1. ## Problem of diagonal matrix..

i found the diagonal matrix =

$\displaystyle D = \left(\begin{array}{ccc}0&0&0\\0&1&0\\0&0&1\end{ar ray}\right)$
but i dont know how to find X^2= A......

2. Originally Posted by kin

i found the diagonal matrix =

$\displaystyle D = \left(\begin{array}{ccc}0&0&0\\0&1&0\\0&0&1\end{ar ray}\right)$
but i dont know how to find X^2= A......
Dear kin,

Can you tell me what you obtained for matrix P? Then I shall try to help you.

3. Originally Posted by Sudharaka
Dear kin,

Can you tell me what you obtained for matrix P? Then I shall try to help you.

i find
$\displaystyle P= \left(\begin{array}{ccc}-2/3&2&-1\\1/3&1&0\\1&0&1\end{array}\right)$

$\displaystyle P^-1= \left(\begin{array}{ccc}-3&6&-3\\1&-1&1\\3&-6&4\end{array}\right)$

4. For any invertible matrix P, define U by $\displaystyle U= P^{-1}XP$. Then $\displaystyle X= PUP^{-1}$ so $\displaystyle X^2= (PUP^{-1})(PUP^{-1})= PU^2P^{-1}$. Now if also $\displaystyle X^2= A$, $\displaystyle A= PU^2P^{-1}$ and $\displaystyle P^{-1}AP= U^2$.

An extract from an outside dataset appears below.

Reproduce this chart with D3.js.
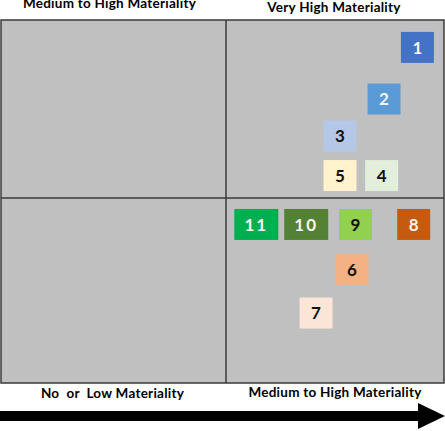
<!DOCTYPE html>
<html>
<head>
<meta charset="utf-8">
<script src="https://cdn.jsdelivr.net/npm/d3@7"></script>
<style>
  body { margin: 0; background: #fff; }
  text { font-family: Lato, "DejaVu Sans", sans-serif; font-weight: bold; }
</style>
</head>
<body>
<div id="chart"></div>
<script>
// issue labels, positions on the two materiality axes (0-2, 1 = quadrant split)
const labels = ['1', '2', '3', '4', '5', '6', '7', '8', '9', '10', '11'];
const xValues = [1.878, 1.725, 1.523, 1.714, 1.523, 1.578, 1.413, 1.861, 1.594, 1.368, 1.139];
const yValues = [1.846, 1.556, 1.348, 1.126, 1.126, 0.614, 0.378, 0.857, 0.857, 0.857, 0.857];
const boxColors = ['#4472c4', '#5b9bd5', '#b4c7e7', '#e2efda', '#fff2cc', '#f4b183',
  '#fbe5d6', '#c55a11', '#92d050', '#548235', '#00b050'];

// quadrant captions
const topLabels = ['Medium to High Materiality', 'Very High Materiality'];
const bottomLabels = ['No  or  Low Materiality', 'Medium to High Materiality'];

const width = 445, height = 431;

const svg = d3.select('#chart')
  .append('svg')
  .attr('width', width)
  .attr('height', height);

const x = d3.scaleLinear().domain([0, 1, 2]).range([1, 226, 444]);
const y = d3.scaleLinear().domain([0, 1, 2]).range([383, 198, 20]);

// grey quadrants
svg.append('rect')
  .attr('x', x(0)).attr('y', y(2))
  .attr('width', x(2) - x(0)).attr('height', y(0) - y(2))
  .attr('fill', '#c0c0c0')
  .attr('stroke', '#3a3a3a')
  .attr('stroke-width', 1.5);

svg.append('line')
  .attr('x1', x(1)).attr('x2', x(1))
  .attr('y1', y(2)).attr('y2', y(0))
  .attr('stroke', '#3a3a3a').attr('stroke-width', 1.5);

svg.append('line')
  .attr('x1', x(0)).attr('x2', x(2))
  .attr('y1', y(1)).attr('y2', y(1))
  .attr('stroke', '#3a3a3a').attr('stroke-width', 1.5);

// issue boxes
const items = labels.map((d, i) => ({ label: d, x: xValues[i], y: yValues[i], color: boxColors[i] }));

const box = svg.append('g')
  .selectAll('g')
  .data(items)
  .join('g')
  .attr('transform', d => `translate(${x(d.x)}, ${y(d.y)})`);

box.append('rect')
  .attr('x', d => d.label.length > 1 ? -22 : -16.5)
  .attr('y', -15.5)
  .attr('width', d => d.label.length > 1 ? 44 : 33)
  .attr('height', 31)
  .attr('fill', d => d.color);

box.append('text')
  .attr('text-anchor', 'middle')
  .attr('dy', '0.36em')
  .attr('font-size', 17)
  .attr('letter-spacing', d => d.label.length > 1 ? 2 : 0)
  .attr('fill', d => d3.lab(d.color).l < 70 ? '#f4f4f4' : '#111')
  .text(d => d.label);

// captions
const caption = (txt, cx, cy) => svg.append('text')
  .attr('x', cx).attr('y', cy)
  .attr('text-anchor', 'middle')
  .attr('font-size', 13.5)
  .attr('letter-spacing', 0.25)
  .style('white-space', 'pre')
  .text(txt);

caption(topLabels[0], x(0.5) - 4, 8);
caption(topLabels[1], x(1.5) - 1, 12);
caption(bottomLabels[0], x(0.5) - 1, 398);
caption(bottomLabels[1], x(1.5), 397);

// arrow
svg.append('path')
  .attr('d', 'M0,411 L418,411 L418,403 L445,416 L418,429 L418,421 L0,421 Z')
  .attr('fill', '#000');
</script>
</body>
</html>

If P is such that $\displaystyle P^{-1}AP= D$, a diagonal matrix, the $\displaystyle D= U^2$ and so U is also a diagonal matrix having entries equal to the square roots of the diagonal elements of D. That is, with $\displaystyle D= \begin{pmatrix}0 & 0 & 0 \\ 0 & 1 & 0 \\ 0 & 0 & 1\end{pmatrix}$, U is also $\displaystyle \begin{pmatrix}0 & 0 & 0 \\ 0 & 1 & 0 \\ 0 & 0 & 1\end{pmatrix}$ and, as before, $\displaystyle X= PUP^{-1}$.

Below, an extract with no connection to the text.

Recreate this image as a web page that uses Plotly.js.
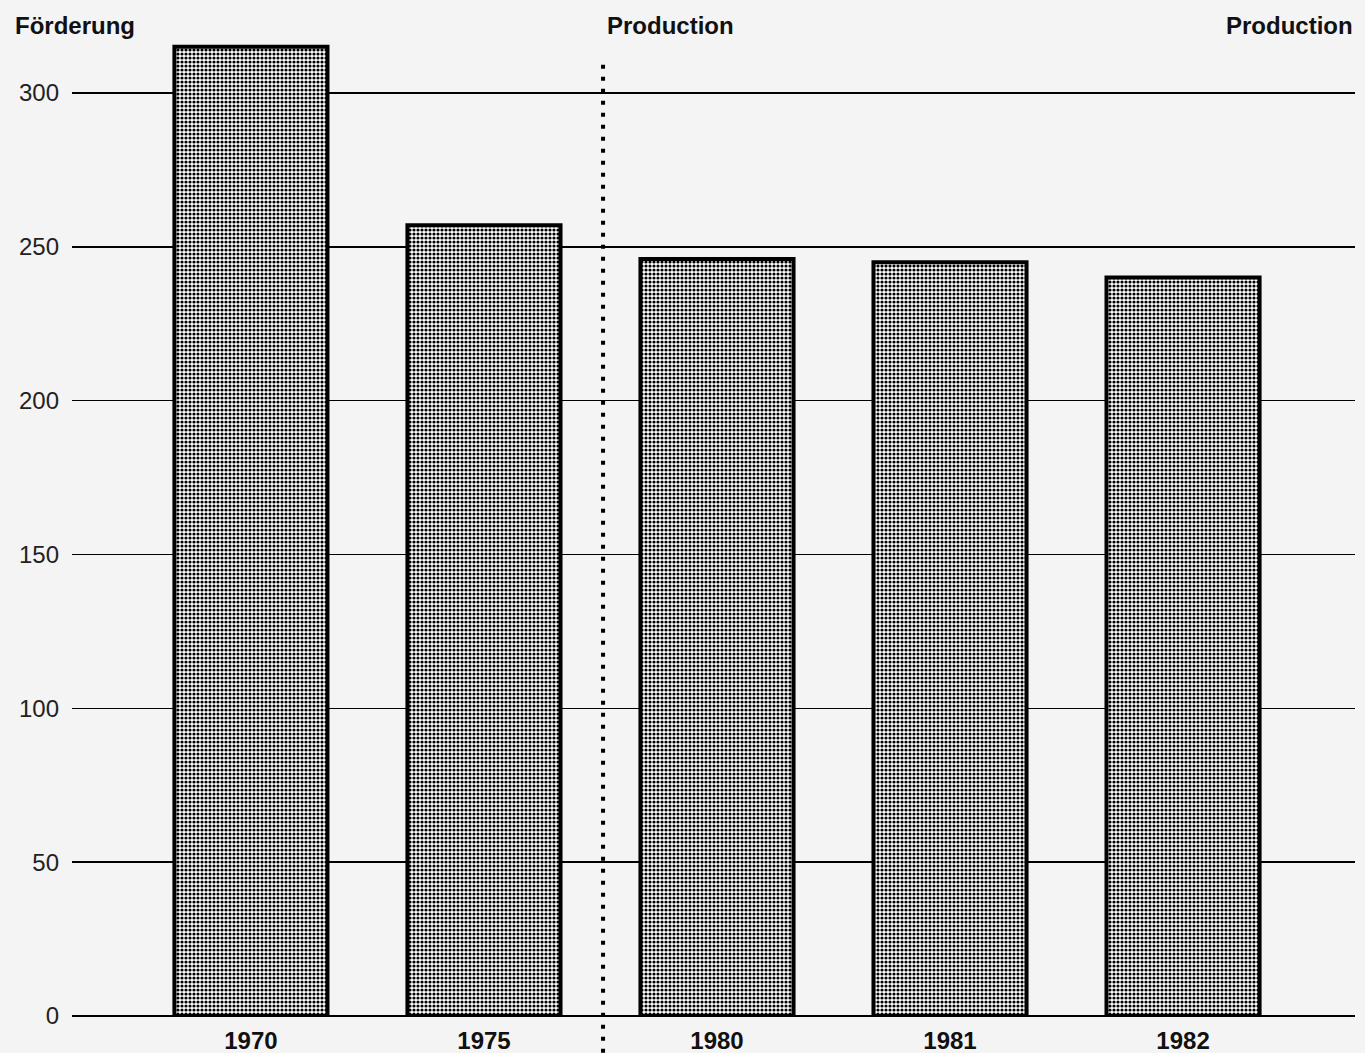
<!DOCTYPE html>
<html>
<head>
<meta charset="utf-8">
<script src="https://cdn.plot.ly/plotly-3.0.1.min.js"></script>
<style>html,body{margin:0;padding:0;background:#f4f4f4;}#chart{width:1365px;height:1053px;}</style>
</head>
<body>
<div id="chart"></div>
<script>
const years = ['1970', '1975', '1980', '1981', '1982'];
const production = [315, 257, 246, 245, 240];
const yTicks = [0, 50, 100, 150, 200, 250, 300];
const yTitle = 'Förderung';
const sectionLabel = 'Production';

const xIdx = years.map((_, i) => i);

const trace = {
  type: 'bar',
  x: xIdx,
  y: production,
  width: 0.657,
  marker: {
    color: '#ffffff',
    pattern: { shape: '.', fgcolor: '#000000', bgcolor: '#ffffff', size: 4, solidity: 0.5 },
    line: { color: '#000000', width: 4 }
  },
  hoverinfo: 'x+y'
};

const layout = {
  width: 1365,
  height: 1053,
  margin: { l: 72, r: 10, t: 40, b: 37 },
  paper_bgcolor: '#f4f4f4',
  plot_bgcolor: '#f4f4f4',
  showlegend: false,
  bargap: 0,
  font: { family: 'Liberation Sans, Arial, sans-serif', color: '#111' },
  xaxis: {
    range: [-0.768, 4.738],
    tickmode: 'array',
    tickvals: xIdx,
    ticktext: years.map(y => '<b>' + y + '</b>'),
    tickfont: { size: 24, color: '#111' },
    showgrid: false,
    zeroline: false,
    showline: false,
    ticks: '',
    ticklen: 0,
    ticklabelstandoff: 8
  },
  yaxis: {
    range: [0, 317.2],
    tickmode: 'array',
    tickvals: yTicks,
    ticktext: yTicks.map(String),
    tickfont: { size: 24, color: '#222' },
    showgrid: true,
    gridcolor: '#000000',
    gridwidth: 1.6,
    zeroline: true,
    zerolinecolor: '#000000',
    zerolinewidth: 2,
    showline: false,
    ticks: '',
    ticklabelstandoff: 12,
    automargin: false
  },
  shapes: [
    {
      type: 'line', xref: 'x', yref: 'paper',
      x0: 1.511, x1: 1.511, y0: -0.05, y1: 0.975,
      line: { color: '#000000', width: 4, dash: '4px,8px' },
      layer: 'above'
    }
  ],
  annotations: [
    { xref: 'paper', yref: 'paper', x: -0.046, y: 1.015, xanchor: 'left', yanchor: 'middle',
      text: '<b>' + yTitle + '</b>', showarrow: false, font: { size: 24, color: '#111' } },
    { xref: 'x', yref: 'paper', x: 1.52, y: 1.015, xanchor: 'left', yanchor: 'middle',
      text: '<b>' + sectionLabel + '</b>', showarrow: false, font: { size: 24, color: '#111' } },
    { xref: 'paper', yref: 'paper', x: 1.0, y: 1.015, xanchor: 'right', yanchor: 'middle',
      text: '<b>' + sectionLabel + '</b>', showarrow: false, font: { size: 24, color: '#111' } }
  ]
};

Plotly.newPlot('chart', [trace], layout, { displayModeBar: false, staticPlot: true });
</script>
</body>
</html>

5. Originally Posted by HallsofIvy
For any invertible matrix P, define U by $\displaystyle U= P^{-1}XP$. Then $\displaystyle X= PUP^{-1}$ so $\displaystyle X^2= (PUP^{-1})(PUP^{-1})= PU^2P^{-1}$. Now if also $\displaystyle X^2= A$, $\displaystyle A= PU^2P^{-1}$ and $\displaystyle P^{-1}AP= U^2$.

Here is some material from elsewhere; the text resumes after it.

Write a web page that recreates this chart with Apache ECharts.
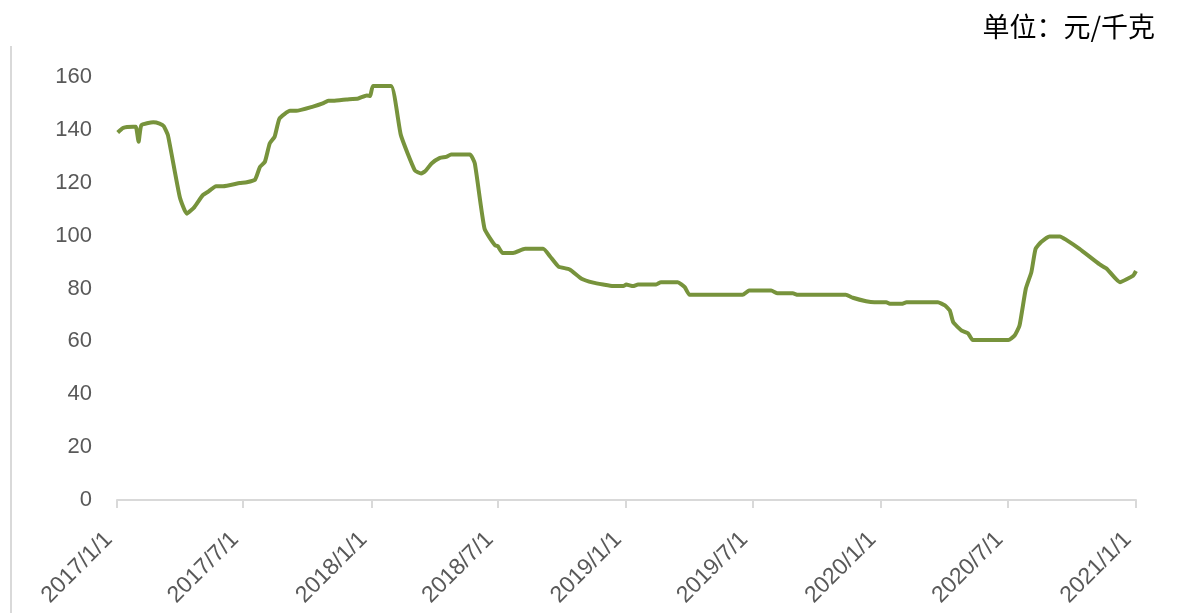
<!DOCTYPE html>
<html>
<head>
<meta charset="utf-8">
<script src="https://cdn.jsdelivr.net/npm/echarts@6/dist/echarts.min.js"></script>
<style>
  html, body { margin: 0; padding: 0; background: #fff; }
  #main { width: 1183px; height: 613px; }
</style>
</head>
<body>
<div id="main"></div>
<script>
// 日期与价格（元/千克）
var dates = [
  '2017-01-02', '2017-01-10', '2017-01-24', '2017-01-28', '2017-02-01', '2017-02-05',
  '2017-02-22', '2017-03-03', '2017-03-09', '2017-03-15', '2017-04-01', '2017-04-11',
  '2017-04-22', '2017-05-04', '2017-05-11', '2017-05-23', '2017-06-02', '2017-06-26',
  '2017-07-06', '2017-07-18', '2017-07-25', '2017-08-01', '2017-08-08', '2017-08-15',
  '2017-08-22', '2017-09-06', '2017-09-15', '2017-10-09', '2017-10-23', '2017-10-31',
  '2017-11-07', '2017-11-26', '2017-12-13', '2017-12-25', '2017-12-30', '2018-01-03',
  '2018-01-29', '2018-02-12', '2018-03-04', '2018-03-13', '2018-03-20', '2018-03-28',
  '2018-04-09', '2018-04-18', '2018-04-25', '2018-05-22', '2018-05-29', '2018-06-12',
  '2018-06-27', '2018-07-01', '2018-07-08', '2018-07-23', '2018-08-09', '2018-09-04',
  '2018-09-14', '2018-09-26', '2018-10-12', '2018-10-29', '2018-11-15', '2018-11-29',
  '2018-12-13', '2018-12-28', '2019-01-01', '2019-01-11', '2019-01-18', '2019-02-13',
  '2019-02-20', '2019-03-16', '2019-03-26', '2019-04-02', '2019-06-17', '2019-06-26',
  '2019-07-28', '2019-08-06', '2019-08-28', '2019-09-04', '2019-11-12', '2019-11-22',
  '2019-12-11', '2019-12-23', '2020-01-09', '2020-01-14', '2020-01-31', '2020-02-07',
  '2020-03-23', '2020-04-02', '2020-04-09', '2020-04-14', '2020-04-26', '2020-05-05',
  '2020-05-12', '2020-07-02', '2020-07-11', '2020-07-18', '2020-07-27', '2020-08-04',
  '2020-08-10', '2020-08-18', '2020-08-30', '2020-09-14', '2020-09-23', '2020-10-12',
  '2020-11-10', '2020-11-20', '2020-12-09', '2020-12-28', '2021-01-01'
];
var prices = [
  139.0, 140.8, 141.2, 141.2, 135.5, 141.8,
  142.9, 142.4, 141.4, 138.0, 114.6, 108.3,
  110.8, 115.3, 116.5, 118.7, 118.7, 119.9,
  120.2, 121.2, 126.0, 127.9, 134.9, 137.4,
  144.3, 147.2, 147.2, 148.8, 150.0, 151.0,
  151.0, 151.5, 151.9, 153.0, 152.8, 156.6,
  156.6, 138.0, 124.7, 123.5, 124.7, 127.3,
  129.4, 129.8, 130.7, 130.7, 127.3, 102.6,
  96.3, 96.0, 93.4, 93.4, 95.0, 95.0,
  92.1, 88.3, 87.2, 83.7, 82.2, 81.5,
  80.9, 80.9, 81.5, 80.9, 81.5, 81.5,
  82.4, 82.4, 80.5, 77.6, 77.6, 79.2,
  79.2, 78.2, 78.2, 77.6, 77.6, 76.5,
  75.2, 74.8, 74.8, 74.2, 74.2, 74.8,
  74.8, 73.6, 71.7, 67.2, 64.1, 63.1,
  60.5, 60.5, 62.2, 66.0, 79.9, 86.2,
  95.0, 97.6, 99.7, 99.7, 98.4, 95.0,
  89.1, 87.5, 82.4, 84.9, 86.6
];
var tickDates = [
  '2017-01-01', '2017-07-01', '2018-01-01', '2018-07-01', '2019-01-01',
  '2019-07-01', '2020-01-01', '2020-07-01', '2021-01-01'
];
var tickLabels = [
  '2017/1/1', '2017/7/1', '2018/1/1', '2018/7/1', '2019/1/1',
  '2019/7/1', '2020/1/1', '2020/7/1', '2021/1/1'
];

// 转成距 2017/1/1 的天数，x 轴用数值轴
var DAY = 24 * 3600 * 1000;
var t0 = Date.UTC(2017, 0, 1);
var toDay = function (s) { return Math.round((new Date(s + 'T00:00:00Z').getTime() - t0) / DAY); };
var tickDays = tickDates.map(toDay);
var seriesData = dates.map(function (d, i) { return [toDay(d), prices[i]]; });

var myChart = echarts.init(document.getElementById('main'), null, { renderer: 'canvas' });
myChart.setOption({
  backgroundColor: '#fff',
  animation: false,
  title: {
    text: '单位：元/千克',
    right: 23,
    top: 8,
    textStyle: {
      color: '#000',
      fontFamily: 'Noto Sans CJK SC',
      fontSize: 27,
      fontWeight: 'normal'
    }
  },
  graphic: [{
    type: 'line',
    shape: { x1: 11, y1: 46, x2: 11, y2: 613 },
    style: { stroke: '#d9d9d9', lineWidth: 2 }
  }],
  grid: {
    left: 117,
    right: 47,
    top: 77,
    bottom: 113
  },
  xAxis: {
    type: 'value',
    min: tickDays[0],
    max: tickDays[tickDays.length - 1],
    axisLine: { lineStyle: { color: '#d9d9d9', width: 2 } },
    axisTick: {
      show: true,
      customValues: tickDays,
      length: 8,
      lineStyle: { color: '#d9d9d9', width: 2 }
    },
    splitLine: { show: false },
    axisLabel: {
      customValues: tickDays,
      rotate: 45,
      margin: 44,
      verticalAlign: 'bottom',
      color: '#595959',
      fontFamily: 'Liberation Sans',
      fontSize: 23,
      formatter: function (value) {
        var idx = tickDays.indexOf(value);
        return idx >= 0 ? tickLabels[idx] : '';
      }
    }
  },
  yAxis: {
    type: 'value',
    min: 0,
    max: 160,
    interval: 20,
    axisLine: { show: false },
    axisTick: { show: false },
    splitLine: { show: false },
    axisLabel: {
      margin: 25,
      color: '#595959',
      fontFamily: 'Liberation Sans',
      fontSize: 22
    }
  },
  series: [{
    type: 'line',
    data: seriesData,
    showSymbol: false,
    smooth: 0.15,
    lineStyle: { color: '#77933c', width: 4 },
    itemStyle: { color: '#77933c' }
  }]
});
</script>
</body>
</html>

If P is such that $\displaystyle P^{-1}AP= D$, a diagonal matrix, the $\displaystyle D= U^2$ and so U is also a diagonal matrix having entries equal to the square roots of the diagonal elements of D. That is, with $\displaystyle D= \begin{pmatrix}0 & 0 & 0 \\ 0 & 1 & 0 \\ 0 & 0 & 1\end{pmatrix}$, U is also $\displaystyle \begin{pmatrix}0 & 0 & 0 \\ 0 & 1 & 0 \\ 0 & 0 & 1\end{pmatrix}$ and, as before, $\displaystyle X= PUP^{-1}$.
actually $\displaystyle X= PUP^{-1}$ =$\displaystyle A= PDP^{-1}$...!!!!!!!!!!!!!

by the definition of X, X should not = +A/ - A......!!!!